* _SUPPLIED RECORDS_:
>>

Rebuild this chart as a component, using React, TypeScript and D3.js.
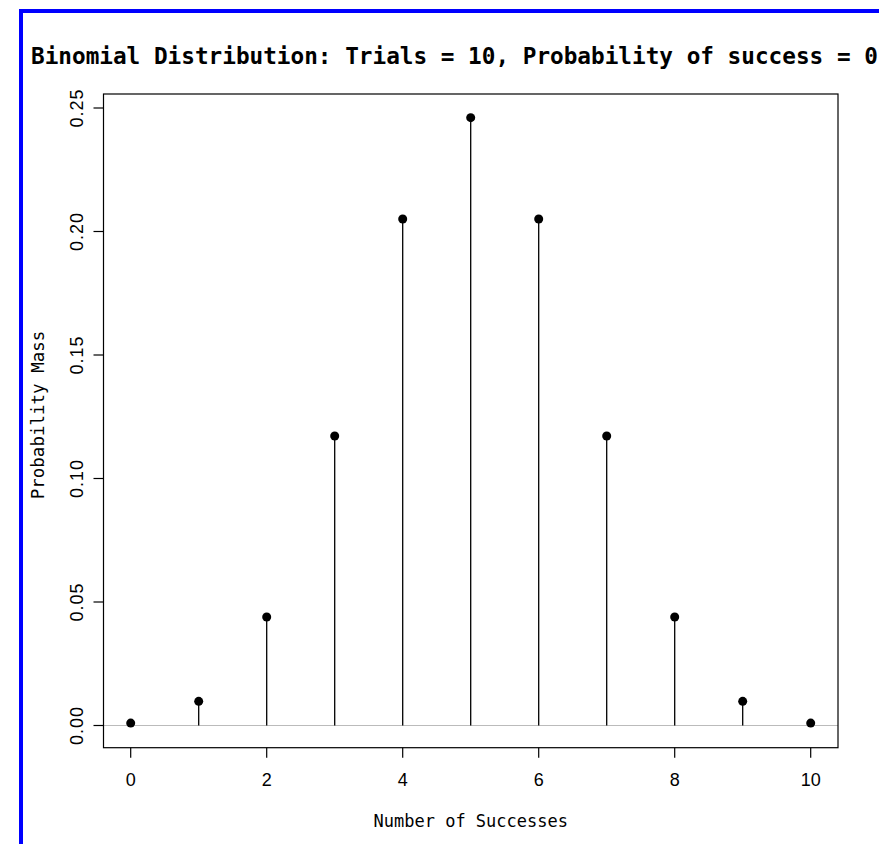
import React from "react";
import * as d3 from "d3";

const successes = [0, 1, 2, 3, 4, 5, 6, 7, 8, 9, 10];
const probabilities = [0.00098, 0.00977, 0.04395, 0.11719, 0.20508, 0.24609, 0.20508, 0.11719, 0.04395, 0.00977, 0.00098];
const xTicks = [0, 2, 4, 6, 8, 10];
const yTicks = [0, 0.05, 0.1, 0.15, 0.2, 0.25];
const titleText = "Binomial Distribution: Trials = 10, Probability of success = 0.5";
const xLabel = "Number of Successes";
const yLabel = "Probability Mass";

const W = 879;
const H = 844;
const plot = { left: 103.5, right: 838, top: 94, bottom: 747.7 };

export default function App() {
  const x = d3.scaleLinear().domain([0, 10]).range([130.7, 810.7]);
  const y = d3.scaleLinear().domain([0, 0.25]).range([725.5, 108]);
  const mono = "'DejaVu Sans Mono', monospace";
  const sans = "'Liberation Sans', Arial, sans-serif";
  return (
    <svg width={W} height={H} style={{ position: "absolute", left: 0, top: 0, background: "#fff" }}>
      <rect x={0} y={0} width={W} height={H} fill="#fff" />
      <rect x={21} y={11} width={W + 20} height={H + 20} fill="none" stroke="#0000ff" strokeWidth={4} />
      <text x={31} y={64} fontFamily={mono} fontWeight="bold" fontSize={22.7} fill="#000">
        {titleText}
      </text>
      <line x1={plot.left} x2={plot.right} y1={y(0)} y2={y(0)} stroke="#bbbbbb" strokeWidth={1.2} />
      {successes.map((s, i) => (
        <g key={s}>
          <line x1={x(s)} x2={x(s)} y1={y(0)} y2={y(probabilities[i])} stroke="#000" strokeWidth={1.3} />
          <circle cx={x(s)} cy={y(probabilities[i])} r={4.5} fill="#000" />
        </g>
      ))}
      <rect x={plot.left} y={plot.top} width={plot.right - plot.left} height={plot.bottom - plot.top} fill="none" stroke="#000" strokeWidth={1.2} />
      {xTicks.map((t) => (
        <g key={t}>
          <line x1={x(t)} x2={x(t)} y1={plot.bottom} y2={plot.bottom + 10} stroke="#000" strokeWidth={1.2} />
          <text x={x(t)} y={786} textAnchor="middle" fontFamily={sans} fontSize={18} fill="#000">
            {t}
          </text>
        </g>
      ))}
      {yTicks.map((t) => (
        <g key={t}>
          <line x1={plot.left} x2={plot.left - 10} y1={y(t)} y2={y(t)} stroke="#000" strokeWidth={1.2} />
          <text
            transform={`translate(83,${y(t)}) rotate(-90)`}
            textAnchor="middle"
            fontFamily={sans}
            fontSize={18}
            letterSpacing={1}
            fill="#000"
          >
            {d3.format(".2f")(t)}
          </text>
        </g>
      ))}
      <text x={(plot.left + plot.right) / 2} y={827} textAnchor="middle" fontFamily={mono} fontSize={17} fill="#000">
        {xLabel}
      </text>
      <text transform={`translate(44,415) rotate(-90)`} textAnchor="middle" fontFamily={mono} fontSize={17.5} fill="#000">
        {yLabel}
      </text>
    </svg>
  );
}
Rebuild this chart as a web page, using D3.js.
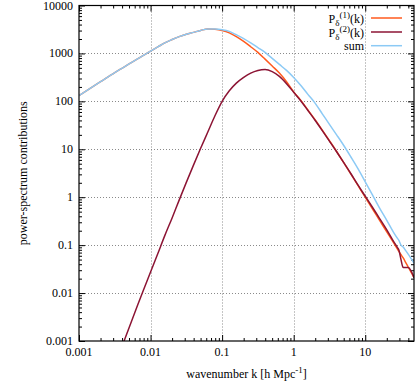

<<

* _THE REQUEST_: Please reproduce the listing exactly from its opening line through the line that contains "94, bottom: 747.7", both included, with all pictures omitted.

* _ANSWER IN FULL_:
Rebuild this chart as a component, using React, TypeScript and D3.js.
import React from "react";
import * as d3 from "d3";

const successes = [0, 1, 2, 3, 4, 5, 6, 7, 8, 9, 10];
const probabilities = [0.00098, 0.00977, 0.04395, 0.11719, 0.20508, 0.24609, 0.20508, 0.11719, 0.04395, 0.00977, 0.00098];
const xTicks = [0, 2, 4, 6, 8, 10];
const yTicks = [0, 0.05, 0.1, 0.15, 0.2, 0.25];
const titleText = "Binomial Distribution: Trials = 10, Probability of success = 0.5";
const xLabel = "Number of Successes";
const yLabel = "Probability Mass";

const W = 879;
const H = 844;
const plot = { left: 103.5, right: 838, top: 94, bottom: 747.7 };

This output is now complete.